Dataset rows.
^^^^^^^^

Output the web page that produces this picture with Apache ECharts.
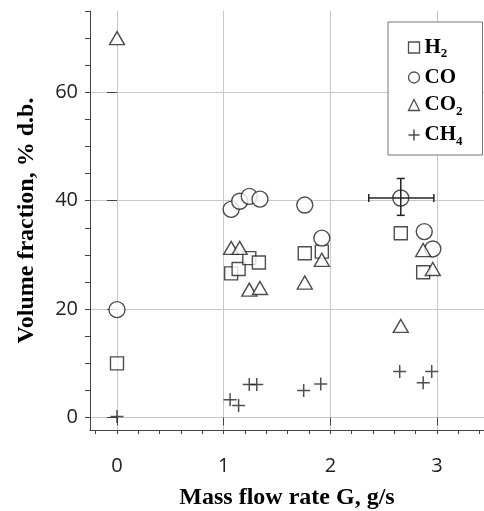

^^^^^^^^

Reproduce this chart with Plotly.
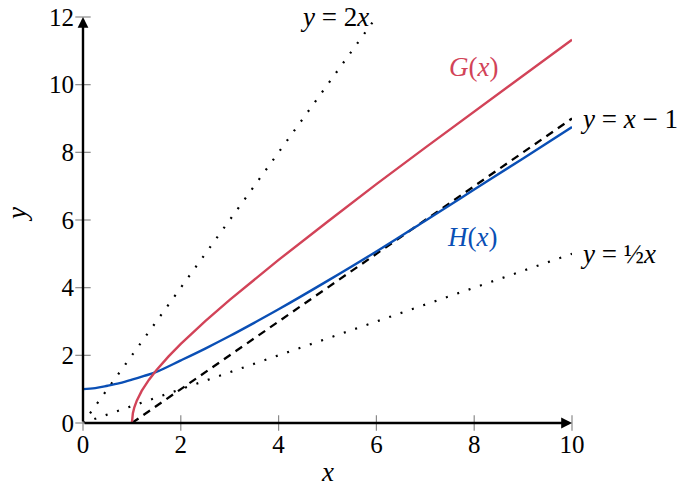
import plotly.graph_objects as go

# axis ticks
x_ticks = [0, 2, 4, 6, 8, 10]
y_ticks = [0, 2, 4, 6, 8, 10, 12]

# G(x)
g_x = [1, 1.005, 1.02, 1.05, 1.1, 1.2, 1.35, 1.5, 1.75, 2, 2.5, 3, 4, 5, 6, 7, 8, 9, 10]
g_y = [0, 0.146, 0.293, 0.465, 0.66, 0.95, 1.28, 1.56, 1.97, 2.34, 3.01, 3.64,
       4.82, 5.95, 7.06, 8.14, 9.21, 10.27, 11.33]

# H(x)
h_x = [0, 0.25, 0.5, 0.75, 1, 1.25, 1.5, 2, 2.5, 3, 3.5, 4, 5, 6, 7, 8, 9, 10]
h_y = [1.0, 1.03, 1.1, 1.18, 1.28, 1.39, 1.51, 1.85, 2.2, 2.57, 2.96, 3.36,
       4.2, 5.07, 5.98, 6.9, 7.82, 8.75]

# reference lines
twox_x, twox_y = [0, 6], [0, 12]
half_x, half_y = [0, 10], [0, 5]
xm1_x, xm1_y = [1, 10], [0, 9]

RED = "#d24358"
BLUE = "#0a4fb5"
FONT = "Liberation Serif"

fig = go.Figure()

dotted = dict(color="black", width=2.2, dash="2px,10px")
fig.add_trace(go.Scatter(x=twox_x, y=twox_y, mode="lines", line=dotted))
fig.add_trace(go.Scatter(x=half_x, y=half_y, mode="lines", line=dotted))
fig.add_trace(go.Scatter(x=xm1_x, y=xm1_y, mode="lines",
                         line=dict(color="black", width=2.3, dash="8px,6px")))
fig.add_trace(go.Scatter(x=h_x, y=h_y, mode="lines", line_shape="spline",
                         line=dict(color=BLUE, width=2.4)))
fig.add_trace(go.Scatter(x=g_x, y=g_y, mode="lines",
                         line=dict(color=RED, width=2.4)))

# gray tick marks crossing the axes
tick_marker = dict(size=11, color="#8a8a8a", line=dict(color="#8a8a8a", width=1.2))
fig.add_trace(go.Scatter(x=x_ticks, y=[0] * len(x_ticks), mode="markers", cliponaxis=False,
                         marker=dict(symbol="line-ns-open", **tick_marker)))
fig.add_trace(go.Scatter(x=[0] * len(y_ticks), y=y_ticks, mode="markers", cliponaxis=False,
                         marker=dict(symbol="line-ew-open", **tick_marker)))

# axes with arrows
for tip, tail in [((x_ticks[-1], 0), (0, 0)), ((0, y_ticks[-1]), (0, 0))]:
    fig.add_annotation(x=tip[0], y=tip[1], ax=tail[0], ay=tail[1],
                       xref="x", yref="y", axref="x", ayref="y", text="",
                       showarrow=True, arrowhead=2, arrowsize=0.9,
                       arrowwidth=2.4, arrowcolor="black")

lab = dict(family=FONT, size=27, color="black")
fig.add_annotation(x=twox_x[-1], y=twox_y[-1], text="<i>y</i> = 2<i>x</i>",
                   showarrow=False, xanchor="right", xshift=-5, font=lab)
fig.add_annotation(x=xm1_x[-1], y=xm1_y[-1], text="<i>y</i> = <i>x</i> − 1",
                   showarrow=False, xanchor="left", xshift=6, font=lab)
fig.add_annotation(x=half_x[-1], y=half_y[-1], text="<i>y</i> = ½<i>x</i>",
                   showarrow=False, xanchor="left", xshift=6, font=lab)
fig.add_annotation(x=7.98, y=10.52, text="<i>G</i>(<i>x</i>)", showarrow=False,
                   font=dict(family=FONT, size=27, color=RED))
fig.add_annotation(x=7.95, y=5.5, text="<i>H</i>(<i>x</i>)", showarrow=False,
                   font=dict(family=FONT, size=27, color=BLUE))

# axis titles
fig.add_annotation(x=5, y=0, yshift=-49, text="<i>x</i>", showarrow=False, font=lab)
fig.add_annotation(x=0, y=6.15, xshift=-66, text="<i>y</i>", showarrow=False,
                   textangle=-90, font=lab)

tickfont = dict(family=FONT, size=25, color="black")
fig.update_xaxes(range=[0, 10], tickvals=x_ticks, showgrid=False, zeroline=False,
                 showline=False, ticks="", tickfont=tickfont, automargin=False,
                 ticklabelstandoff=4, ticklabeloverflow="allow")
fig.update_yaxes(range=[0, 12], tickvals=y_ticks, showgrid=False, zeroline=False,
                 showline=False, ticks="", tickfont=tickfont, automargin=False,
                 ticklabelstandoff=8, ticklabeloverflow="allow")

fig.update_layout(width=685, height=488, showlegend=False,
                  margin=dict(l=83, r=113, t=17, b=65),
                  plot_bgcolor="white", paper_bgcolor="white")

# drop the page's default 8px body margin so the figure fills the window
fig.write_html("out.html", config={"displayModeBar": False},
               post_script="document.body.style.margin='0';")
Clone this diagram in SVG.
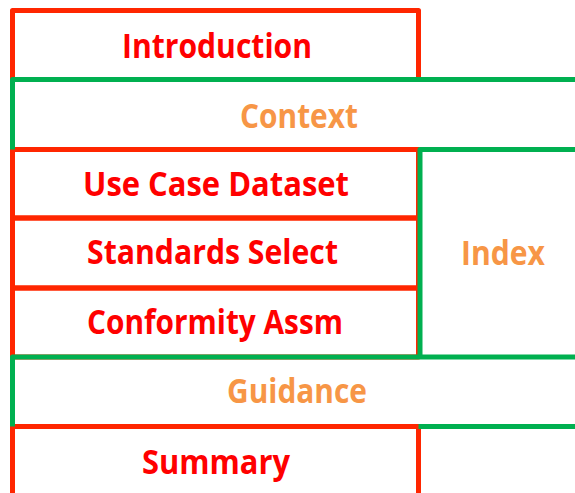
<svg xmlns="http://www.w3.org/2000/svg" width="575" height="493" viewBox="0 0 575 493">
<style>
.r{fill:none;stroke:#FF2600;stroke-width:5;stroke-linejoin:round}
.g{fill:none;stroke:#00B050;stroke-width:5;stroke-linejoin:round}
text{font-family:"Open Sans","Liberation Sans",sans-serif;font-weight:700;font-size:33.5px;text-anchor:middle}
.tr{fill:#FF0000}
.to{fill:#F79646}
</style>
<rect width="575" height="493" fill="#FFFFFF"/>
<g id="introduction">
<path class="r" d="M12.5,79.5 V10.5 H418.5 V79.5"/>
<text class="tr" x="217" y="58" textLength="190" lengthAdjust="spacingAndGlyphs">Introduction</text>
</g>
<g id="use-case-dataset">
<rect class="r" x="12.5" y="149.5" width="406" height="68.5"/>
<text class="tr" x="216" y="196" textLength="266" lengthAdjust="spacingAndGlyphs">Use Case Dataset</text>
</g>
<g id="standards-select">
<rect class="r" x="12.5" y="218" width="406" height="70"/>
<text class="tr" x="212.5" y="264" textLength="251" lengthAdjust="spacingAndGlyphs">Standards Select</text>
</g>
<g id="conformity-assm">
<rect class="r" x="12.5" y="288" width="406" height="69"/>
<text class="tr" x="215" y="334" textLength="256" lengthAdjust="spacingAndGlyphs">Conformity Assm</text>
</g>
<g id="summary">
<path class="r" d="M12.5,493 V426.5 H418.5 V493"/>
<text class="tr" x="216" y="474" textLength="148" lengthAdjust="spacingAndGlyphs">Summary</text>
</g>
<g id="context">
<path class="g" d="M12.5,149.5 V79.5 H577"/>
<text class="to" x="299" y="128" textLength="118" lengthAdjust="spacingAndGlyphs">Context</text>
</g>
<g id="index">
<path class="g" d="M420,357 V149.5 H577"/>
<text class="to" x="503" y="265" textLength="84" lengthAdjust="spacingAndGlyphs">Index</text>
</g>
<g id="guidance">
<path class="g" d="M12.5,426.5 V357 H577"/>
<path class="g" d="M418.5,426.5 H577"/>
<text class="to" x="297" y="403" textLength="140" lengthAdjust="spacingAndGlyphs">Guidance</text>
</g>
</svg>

^^^^^^^^

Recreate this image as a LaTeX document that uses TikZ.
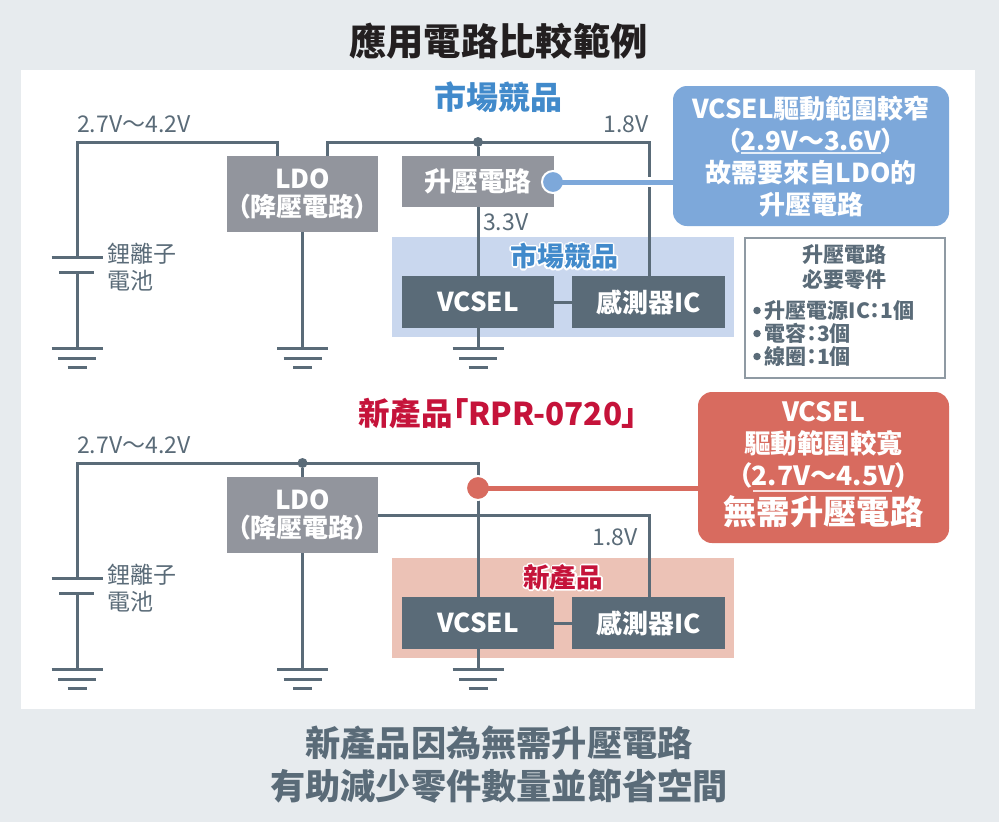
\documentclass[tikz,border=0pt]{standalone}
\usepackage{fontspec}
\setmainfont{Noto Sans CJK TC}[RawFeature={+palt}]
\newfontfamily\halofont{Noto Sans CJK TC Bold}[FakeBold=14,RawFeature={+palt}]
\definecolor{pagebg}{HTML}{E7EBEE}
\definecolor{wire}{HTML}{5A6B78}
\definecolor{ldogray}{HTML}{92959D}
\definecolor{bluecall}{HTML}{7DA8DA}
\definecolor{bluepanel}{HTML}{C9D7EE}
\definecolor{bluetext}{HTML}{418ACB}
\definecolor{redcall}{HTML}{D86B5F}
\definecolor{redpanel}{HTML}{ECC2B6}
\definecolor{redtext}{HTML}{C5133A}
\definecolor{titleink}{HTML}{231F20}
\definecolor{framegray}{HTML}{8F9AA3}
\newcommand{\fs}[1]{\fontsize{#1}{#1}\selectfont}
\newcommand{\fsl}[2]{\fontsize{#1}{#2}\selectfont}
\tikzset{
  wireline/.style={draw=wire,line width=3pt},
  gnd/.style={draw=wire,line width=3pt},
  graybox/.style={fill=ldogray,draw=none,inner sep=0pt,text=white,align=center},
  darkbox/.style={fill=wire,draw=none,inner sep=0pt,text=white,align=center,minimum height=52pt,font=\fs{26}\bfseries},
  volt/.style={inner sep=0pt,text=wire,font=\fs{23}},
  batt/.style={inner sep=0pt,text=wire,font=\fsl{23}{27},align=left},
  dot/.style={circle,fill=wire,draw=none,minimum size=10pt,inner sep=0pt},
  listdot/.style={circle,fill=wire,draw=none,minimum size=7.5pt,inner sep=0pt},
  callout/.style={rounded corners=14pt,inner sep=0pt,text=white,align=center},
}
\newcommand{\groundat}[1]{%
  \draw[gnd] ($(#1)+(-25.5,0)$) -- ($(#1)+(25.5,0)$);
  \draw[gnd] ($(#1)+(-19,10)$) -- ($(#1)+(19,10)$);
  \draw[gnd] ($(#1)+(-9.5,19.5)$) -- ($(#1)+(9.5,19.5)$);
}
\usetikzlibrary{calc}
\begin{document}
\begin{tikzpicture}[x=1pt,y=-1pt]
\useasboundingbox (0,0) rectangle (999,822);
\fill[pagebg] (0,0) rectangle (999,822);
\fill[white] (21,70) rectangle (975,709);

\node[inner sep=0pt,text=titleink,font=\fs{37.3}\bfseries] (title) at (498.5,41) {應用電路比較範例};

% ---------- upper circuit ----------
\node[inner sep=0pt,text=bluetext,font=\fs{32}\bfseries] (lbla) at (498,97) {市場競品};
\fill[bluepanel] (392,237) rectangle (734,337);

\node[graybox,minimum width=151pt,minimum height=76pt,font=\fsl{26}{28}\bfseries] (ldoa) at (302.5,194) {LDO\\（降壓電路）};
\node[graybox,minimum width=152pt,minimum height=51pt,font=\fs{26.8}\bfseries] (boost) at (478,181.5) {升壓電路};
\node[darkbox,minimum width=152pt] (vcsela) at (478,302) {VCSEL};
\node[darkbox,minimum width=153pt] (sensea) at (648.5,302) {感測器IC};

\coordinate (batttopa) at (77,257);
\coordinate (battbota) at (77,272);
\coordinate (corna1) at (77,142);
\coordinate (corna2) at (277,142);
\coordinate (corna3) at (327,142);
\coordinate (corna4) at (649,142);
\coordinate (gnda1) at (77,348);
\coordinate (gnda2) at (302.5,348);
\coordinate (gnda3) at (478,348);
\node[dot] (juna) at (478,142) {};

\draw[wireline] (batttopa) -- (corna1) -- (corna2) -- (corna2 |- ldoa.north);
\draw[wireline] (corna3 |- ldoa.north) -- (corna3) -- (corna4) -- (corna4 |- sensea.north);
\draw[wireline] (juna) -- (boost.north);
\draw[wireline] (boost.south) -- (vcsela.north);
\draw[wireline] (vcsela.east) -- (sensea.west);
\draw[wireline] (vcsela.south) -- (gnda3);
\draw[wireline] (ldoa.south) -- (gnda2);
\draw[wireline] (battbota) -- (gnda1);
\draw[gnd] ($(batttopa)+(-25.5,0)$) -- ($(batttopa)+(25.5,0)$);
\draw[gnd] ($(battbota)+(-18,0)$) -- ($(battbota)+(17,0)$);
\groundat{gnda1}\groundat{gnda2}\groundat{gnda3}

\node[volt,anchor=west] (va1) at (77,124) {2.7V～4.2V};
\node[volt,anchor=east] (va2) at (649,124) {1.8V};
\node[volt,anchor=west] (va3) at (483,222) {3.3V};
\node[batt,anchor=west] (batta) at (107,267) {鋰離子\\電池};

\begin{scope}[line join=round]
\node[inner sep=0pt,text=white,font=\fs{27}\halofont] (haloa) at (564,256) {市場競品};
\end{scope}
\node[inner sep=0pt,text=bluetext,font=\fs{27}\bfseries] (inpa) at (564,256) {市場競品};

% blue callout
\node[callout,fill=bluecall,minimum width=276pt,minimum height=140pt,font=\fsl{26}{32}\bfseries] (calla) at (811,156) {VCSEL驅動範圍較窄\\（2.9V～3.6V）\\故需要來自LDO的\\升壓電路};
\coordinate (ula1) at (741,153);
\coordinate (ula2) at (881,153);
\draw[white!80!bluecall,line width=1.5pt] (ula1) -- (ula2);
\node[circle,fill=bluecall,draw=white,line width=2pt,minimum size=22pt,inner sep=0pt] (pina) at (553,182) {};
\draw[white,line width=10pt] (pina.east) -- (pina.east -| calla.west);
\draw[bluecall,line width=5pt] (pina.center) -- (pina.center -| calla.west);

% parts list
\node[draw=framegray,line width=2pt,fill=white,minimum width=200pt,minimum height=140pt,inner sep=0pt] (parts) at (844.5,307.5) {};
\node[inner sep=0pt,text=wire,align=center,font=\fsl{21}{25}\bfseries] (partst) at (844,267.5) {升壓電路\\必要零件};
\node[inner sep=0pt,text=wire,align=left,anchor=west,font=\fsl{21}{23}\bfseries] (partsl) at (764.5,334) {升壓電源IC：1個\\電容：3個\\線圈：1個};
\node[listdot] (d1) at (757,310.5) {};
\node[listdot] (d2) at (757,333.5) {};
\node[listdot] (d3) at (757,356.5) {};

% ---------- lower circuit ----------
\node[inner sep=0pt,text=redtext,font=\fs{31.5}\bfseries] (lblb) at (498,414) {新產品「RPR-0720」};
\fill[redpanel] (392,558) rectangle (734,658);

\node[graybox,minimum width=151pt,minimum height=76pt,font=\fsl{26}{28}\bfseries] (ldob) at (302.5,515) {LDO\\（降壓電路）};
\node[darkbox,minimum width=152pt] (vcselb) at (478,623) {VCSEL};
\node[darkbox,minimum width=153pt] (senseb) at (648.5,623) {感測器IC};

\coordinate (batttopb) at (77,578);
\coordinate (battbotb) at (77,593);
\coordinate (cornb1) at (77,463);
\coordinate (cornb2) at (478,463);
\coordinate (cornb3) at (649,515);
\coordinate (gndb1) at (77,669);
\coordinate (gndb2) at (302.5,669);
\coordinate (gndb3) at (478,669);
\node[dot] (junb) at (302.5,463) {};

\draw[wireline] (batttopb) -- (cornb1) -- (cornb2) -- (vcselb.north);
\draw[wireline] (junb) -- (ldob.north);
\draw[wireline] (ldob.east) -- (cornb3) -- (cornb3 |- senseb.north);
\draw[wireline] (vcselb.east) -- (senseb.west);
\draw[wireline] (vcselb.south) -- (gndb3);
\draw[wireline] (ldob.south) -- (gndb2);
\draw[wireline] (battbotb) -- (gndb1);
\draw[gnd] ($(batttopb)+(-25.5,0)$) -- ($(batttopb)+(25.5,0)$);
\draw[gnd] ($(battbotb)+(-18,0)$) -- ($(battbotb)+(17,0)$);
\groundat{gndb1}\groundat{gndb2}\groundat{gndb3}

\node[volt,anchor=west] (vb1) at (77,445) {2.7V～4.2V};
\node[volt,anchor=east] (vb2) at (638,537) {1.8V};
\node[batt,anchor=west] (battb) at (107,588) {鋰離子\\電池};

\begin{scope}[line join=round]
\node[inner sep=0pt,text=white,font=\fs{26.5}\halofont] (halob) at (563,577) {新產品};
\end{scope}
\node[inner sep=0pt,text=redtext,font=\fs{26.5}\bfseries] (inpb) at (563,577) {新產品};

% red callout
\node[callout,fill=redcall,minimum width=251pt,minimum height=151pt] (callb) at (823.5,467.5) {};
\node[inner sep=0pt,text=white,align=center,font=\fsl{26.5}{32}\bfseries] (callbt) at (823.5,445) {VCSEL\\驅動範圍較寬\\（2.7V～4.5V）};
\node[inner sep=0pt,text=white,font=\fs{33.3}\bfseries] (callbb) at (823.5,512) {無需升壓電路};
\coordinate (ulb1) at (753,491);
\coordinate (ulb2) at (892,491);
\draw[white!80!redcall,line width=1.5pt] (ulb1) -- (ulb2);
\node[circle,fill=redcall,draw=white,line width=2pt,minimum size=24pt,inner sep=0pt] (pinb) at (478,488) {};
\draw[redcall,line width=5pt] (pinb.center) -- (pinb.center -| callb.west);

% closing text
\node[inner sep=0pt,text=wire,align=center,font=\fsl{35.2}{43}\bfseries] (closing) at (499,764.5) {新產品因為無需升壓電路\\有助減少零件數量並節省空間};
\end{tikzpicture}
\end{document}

^^^^^^^^

Problem description. Look for lines containing the string "that" and copy them all.

Task result.
Output the web page that produces this picture with Apache ECharts.
Recreate this image as a LaTeX document that uses TikZ.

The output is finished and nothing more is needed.